33.500 Euro pro Quadratmeter betrug nach Angaben des Gutachterausschusses München der höchste Preis, der 2023 für eine Eigentumswohnung bezahlt wurde – deutlich weniger als der letztjährige Rekordwert von 41.550 Euro pro Quadratmeter. Es handelte sich um einen Neubau mit rund 280 Quadratmetern Wohnfläche in bester Lage. Auch der im Bestand verbriefte Spitzenwert (19.400 Euro/m2) lag weit unter dem von 2022.
18,6 Mio. Übernachtungen registrierte München im vergangenen Jahr.

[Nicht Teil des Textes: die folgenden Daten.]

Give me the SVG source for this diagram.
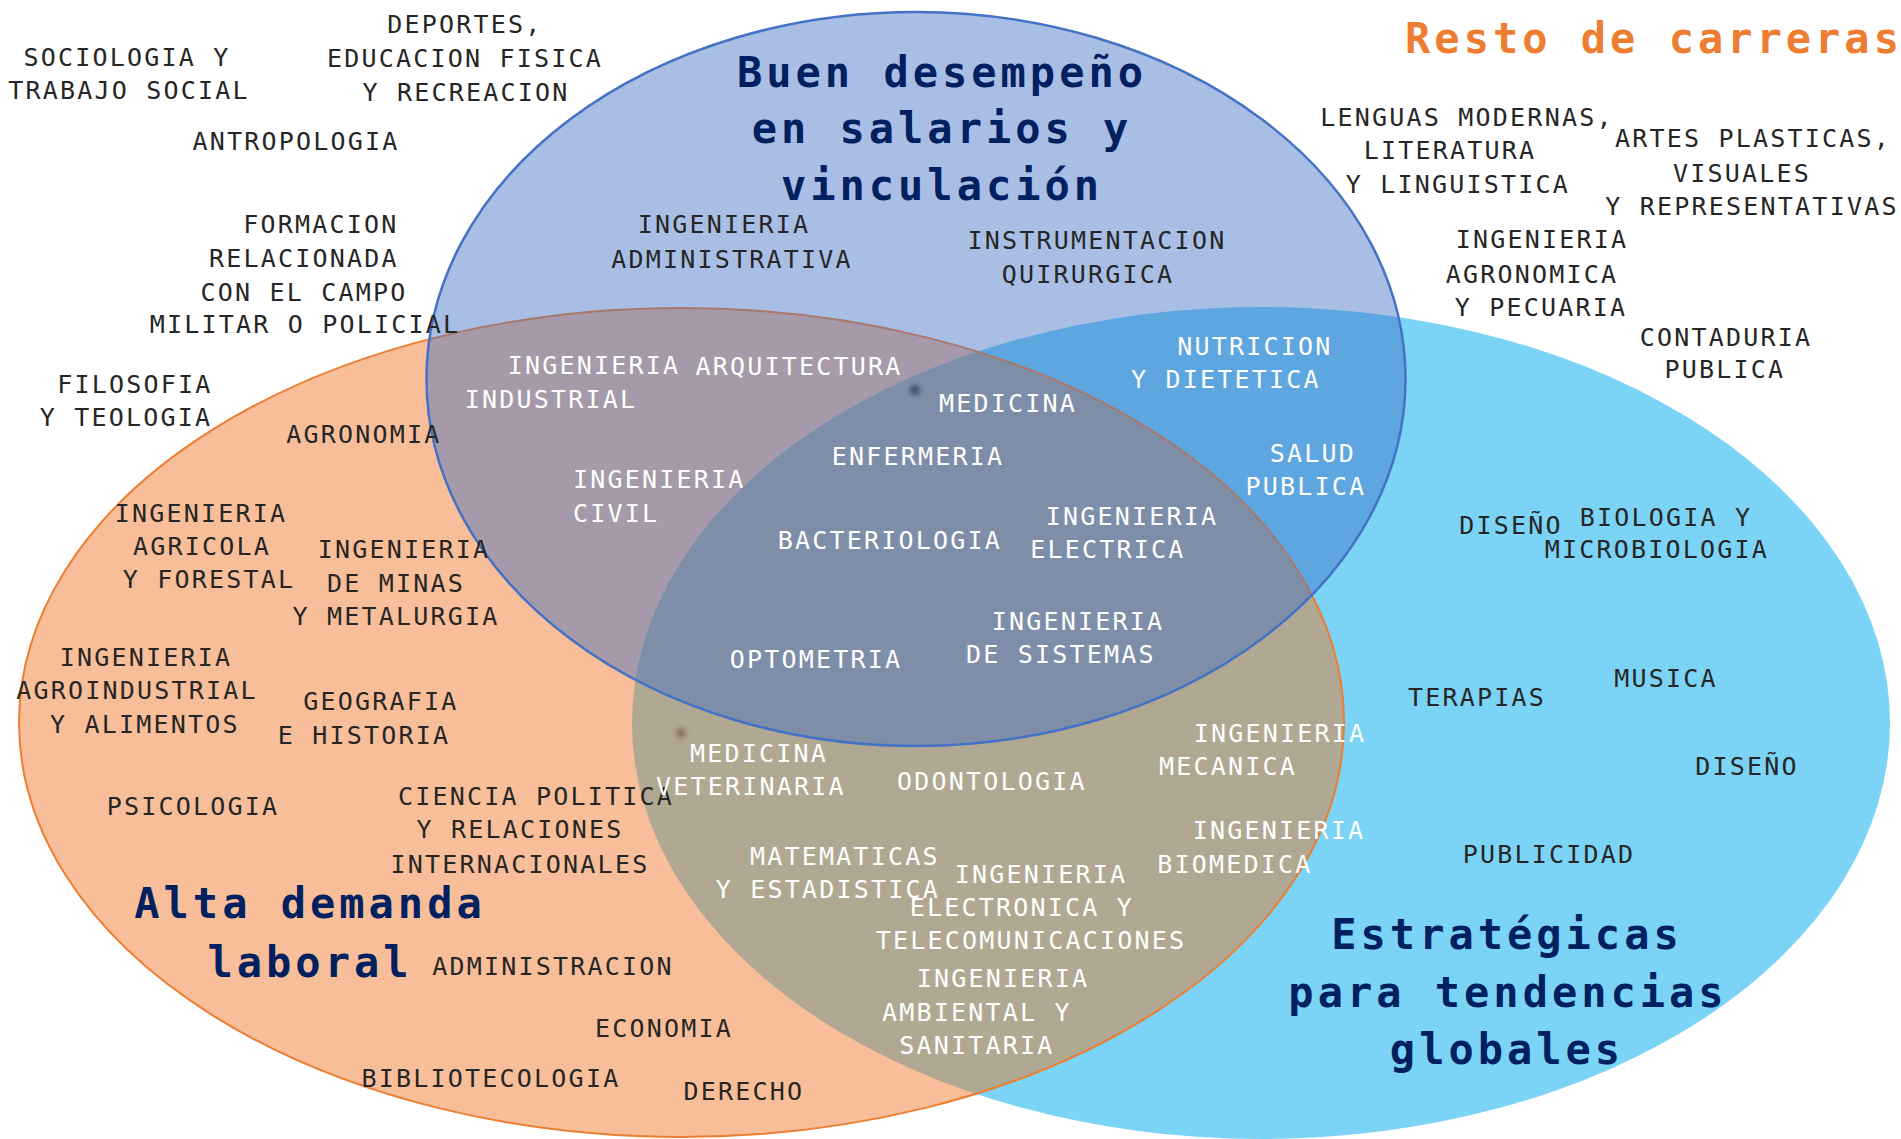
<svg xmlns="http://www.w3.org/2000/svg" width="1901" height="1139" viewBox="0 0 1901 1139">
<style>
.lbl{font-family:"DejaVu Sans Mono",monospace;font-size:25px;letter-spacing:2.2px;text-anchor:middle}
.st{text-anchor:start}
.dk{fill:#262626}
.wt{fill:#ffffff}
.ttl{font-family:"DejaVu Sans Mono",monospace;font-weight:bold;font-size:42px;letter-spacing:4px;text-anchor:middle;fill:#002060}
.or{fill:#ED7D31}
</style>
<defs>
<ellipse id="eO" cx="681.5" cy="722.5" rx="662.5" ry="414.5"/>
<ellipse id="eC" cx="1261" cy="723" rx="629" ry="416"/>
<ellipse id="eB" cx="916" cy="379" rx="489.5" ry="367"/>
<clipPath id="clipO"><ellipse cx="681.5" cy="722.5" rx="662.5" ry="414.5"/></clipPath>
<clipPath id="clipC"><ellipse cx="1261" cy="723" rx="629" ry="416"/></clipPath>
<clipPath id="clipB"><ellipse cx="916" cy="379" rx="489.5" ry="367"/></clipPath>
<filter id="blur" x="-1" y="-1" width="3" height="3"><feGaussianBlur stdDeviation="2.5"/></filter>
</defs>
<rect width="1901" height="1139" fill="#ffffff"/>
<g id="sets">
<g id="set-estrategicas"><use href="#eC" fill="#7BD4F5"/></g>
<g id="set-alta-demanda"><use href="#eO" fill="#F7BE99"/>
<g clip-path="url(#clipC)"><use href="#eO" fill="#B1A893"/></g>
<use href="#eO" fill="none" stroke="#ED7D31" stroke-width="2"/></g>
<g id="set-buen-desempeno"><use href="#eB" fill="#A9BEE5"/>
<g clip-path="url(#clipO)"><use href="#eB" fill="#A699A9"/></g>
<g clip-path="url(#clipC)"><use href="#eB" fill="#5EA6E0"/><g clip-path="url(#clipO)"><use href="#eB" fill="#7F8EA8"/></g></g>
<g clip-path="url(#clipB)"><use href="#eO" fill="none" stroke="#A8786C" stroke-width="2"/></g>
<use href="#eB" fill="none" stroke="#4472C4" stroke-width="2.5"/></g>
<circle cx="915" cy="390" r="5" fill="#3E4C6C" filter="url(#blur)"/>
<circle cx="681" cy="733" r="5" fill="#8A7258" filter="url(#blur)"/>
</g>
<g id="connectors"/>
<g id="titles">
<g id="t-buen"><text class="ttl" x="942" y="87">Buen desempeño</text><text class="ttl" x="942" y="143">en salarios y</text><text class="ttl" x="942" y="200">vinculación</text></g>
<g id="t-alta"><text class="ttl" x="310" y="918">Alta demanda</text><text class="ttl" x="310" y="977">laboral</text></g>
<g id="t-estrategicas"><text class="ttl" x="1507" y="949">Estratégicas</text><text class="ttl" x="1508" y="1007">para tendencias</text><text class="ttl" x="1507" y="1064">globales</text></g>
<g id="t-resto"><text class="ttl or" x="1654" y="53">Resto de carreras</text></g>
</g>
<g id="labels-dark" class="lbl dk">
<g id="n-sociologia"><text x="127" y="66">SOCIOLOGIA Y</text><text x="129" y="99">TRABAJO SOCIAL</text></g>
<g id="n-deportes"><text x="465" y="33">DEPORTES,</text><text x="465" y="67">EDUCACION FISICA</text><text x="466" y="101">Y RECREACION</text></g>
<g id="n-antropologia"><text x="296" y="150">ANTROPOLOGIA</text></g>
<g id="n-formacion"><text x="321" y="233">FORMACION</text><text x="304" y="267">RELACIONADA</text><text x="304" y="301">CON EL CAMPO</text><text x="305" y="333">MILITAR O POLICIAL</text></g>
<g id="n-filosofia"><text x="135" y="393">FILOSOFIA</text><text x="126" y="426">Y TEOLOGIA</text></g>
<g id="n-agronomia"><text x="364" y="443">AGRONOMIA</text></g>
<g id="n-ing-agricola"><text x="201" y="522">INGENIERIA</text><text x="202" y="555">AGRICOLA</text><text x="209" y="588">Y FORESTAL</text></g>
<g id="n-ing-minas"><text x="404" y="558">INGENIERIA</text><text x="396" y="592">DE MINAS</text><text x="396" y="625">Y METALURGIA</text></g>
<g id="n-ing-agroindustrial"><text x="146" y="666">INGENIERIA</text><text x="137" y="699">AGROINDUSTRIAL</text><text x="145" y="733">Y ALIMENTOS</text></g>
<g id="n-geografia"><text x="381" y="710">GEOGRAFIA</text><text x="364" y="744">E HISTORIA</text></g>
<g id="n-psicologia"><text x="193" y="815">PSICOLOGIA</text></g>
<g id="n-ciencia-politica"><text x="536" y="805">CIENCIA POLITICA</text><text x="520" y="838">Y RELACIONES</text><text x="520" y="873">INTERNACIONALES</text></g>
<g id="n-administracion"><text x="553" y="975">ADMINISTRACION</text></g>
<g id="n-economia"><text x="664" y="1037">ECONOMIA</text></g>
<g id="n-bibliotecologia"><text x="491" y="1087">BIBLIOTECOLOGIA</text></g>
<g id="n-derecho"><text x="744" y="1100">DERECHO</text></g>
<g id="n-ing-administrativa"><text x="724" y="233">INGENIERIA</text><text x="732" y="268">ADMINISTRATIVA</text></g>
<g id="n-instrumentacion"><text x="1097" y="249">INSTRUMENTACION</text><text x="1088" y="283">QUIRURGICA</text></g>
<g id="n-lenguas"><text x="1467" y="126">LENGUAS MODERNAS,</text><text x="1450" y="159">LITERATURA</text><text x="1458" y="193">Y LINGUISTICA</text></g>
<g id="n-artes"><text x="1753" y="147">ARTES PLASTICAS,</text><text x="1742" y="182">VISUALES</text><text x="1752" y="215">Y REPRESENTATIVAS</text></g>
<g id="n-ing-agronomica"><text x="1542" y="248">INGENIERIA</text><text x="1532" y="283">AGRONOMICA</text><text x="1541" y="316">Y PECUARIA</text></g>
<g id="n-contaduria"><text x="1726" y="346">CONTADURIA</text><text x="1725" y="378">PUBLICA</text></g>
<g id="n-diseno-1"><text x="1511" y="534">DISEÑO</text></g>
<g id="n-biologia"><text x="1666" y="526">BIOLOGIA Y</text><text x="1657" y="558">MICROBIOLOGIA</text></g>
<g id="n-terapias"><text x="1477" y="706">TERAPIAS</text></g>
<g id="n-musica"><text x="1666" y="687">MUSICA</text></g>
<g id="n-diseno-2"><text x="1747" y="775">DISEÑO</text></g>
<g id="n-publicidad"><text x="1549" y="863">PUBLICIDAD</text></g>
</g>
<g id="labels-light" class="lbl wt">
<g id="n-ing-industrial"><text x="594" y="374">INGENIERIA</text><text x="551" y="408">INDUSTRIAL</text></g>
<g id="n-arquitectura"><text x="799" y="375">ARQUITECTURA</text></g>
<g id="n-ing-civil"><text class="st" x="573" y="488">INGENIERIA</text><text class="st" x="573" y="522">CIVIL</text></g>
<g id="n-medicina"><text x="1008" y="412">MEDICINA</text></g>
<g id="n-enfermeria"><text x="918" y="465">ENFERMERIA</text></g>
<g id="n-bacteriologia"><text x="890" y="549">BACTERIOLOGIA</text></g>
<g id="n-ing-electrica"><text x="1132" y="525">INGENIERIA</text><text x="1108" y="558">ELECTRICA</text></g>
<g id="n-ing-sistemas"><text x="1078" y="630">INGENIERIA</text><text x="1061" y="663">DE SISTEMAS</text></g>
<g id="n-optometria"><text x="816" y="668">OPTOMETRIA</text></g>
<g id="n-nutricion"><text x="1255" y="355">NUTRICION</text><text x="1226" y="388">Y DIETETICA</text></g>
<g id="n-salud"><text x="1313" y="462">SALUD</text><text x="1306" y="495">PUBLICA</text></g>
<g id="n-medicina-veterinaria"><text x="759" y="762">MEDICINA</text><text x="751" y="795">VETERINARIA</text></g>
<g id="n-odontologia"><text x="992" y="790">ODONTOLOGIA</text></g>
<g id="n-ing-mecanica"><text x="1280" y="742">INGENIERIA</text><text x="1228" y="775">MECANICA</text></g>
<g id="n-ing-biomedica"><text x="1279" y="839">INGENIERIA</text><text x="1235" y="873">BIOMEDICA</text></g>
<g id="n-matematicas"><text x="845" y="865">MATEMATICAS</text><text x="828" y="898">Y ESTADISTICA</text></g>
<g id="n-ing-electronica"><text x="1041" y="883">INGENIERIA</text><text x="1022" y="916">ELECTRONICA Y</text><text x="1031" y="949">TELECOMUNICACIONES</text></g>
<g id="n-ing-ambiental"><text x="1003" y="987">INGENIERIA</text><text x="977" y="1021">AMBIENTAL Y</text><text x="977" y="1054">SANITARIA</text></g>
</g>
</svg>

Damit besuchten so viele Menschen wie noch nie die bayerische Landeshauptstadt. Es sei das erfolgreichste Tourismusjahr seit Beginn der Aufzeichnungen im Jahr 1912 gewesen. Die meisten München-Touristen kommen aus den USA (fast 1,3 Millionen Übernachtungen). Mit deutlichem Abstand folgen Italien, Großbritannien und Österreich.
6. Platz - dort befindet sich München im Vergleich von Mietwohnungen in Europa. Die von Studenten und jungen Berufstätigen genutzte Vermittlungsplattform Housing Anywhere hat die durchschnittlichen Mieten für Wohnungen, Studios und Zimmer in 28 Städten analysiert. Fazit: Während die Mieten in einigen deutschen Städten zuletzt etwas sanken, stiegen sie in München weiter an – für Wohnungen sogar um 9,4 Prozent. Diese kosten in der Isar metropole 1.860 Euro.
9.837 Wohnungen wurden 2023 im Stadtgebiet München fertiggestellt. Ein deutliches Plus (30,2 Prozent) gegenüber dem Vorjahr. Auch bei den Baugenehmigungen vermeldet das Statistische Amt einen Anstieg: 9.083 Wohnungen wurden im vergangenen Jahr genehmigt – ein Plus von 12,2 Prozent gegenüber 2022. Die durchschnittliche Wohnfläche je Neubauwohnung lag 2023 bei 71,9 Quadratmetern.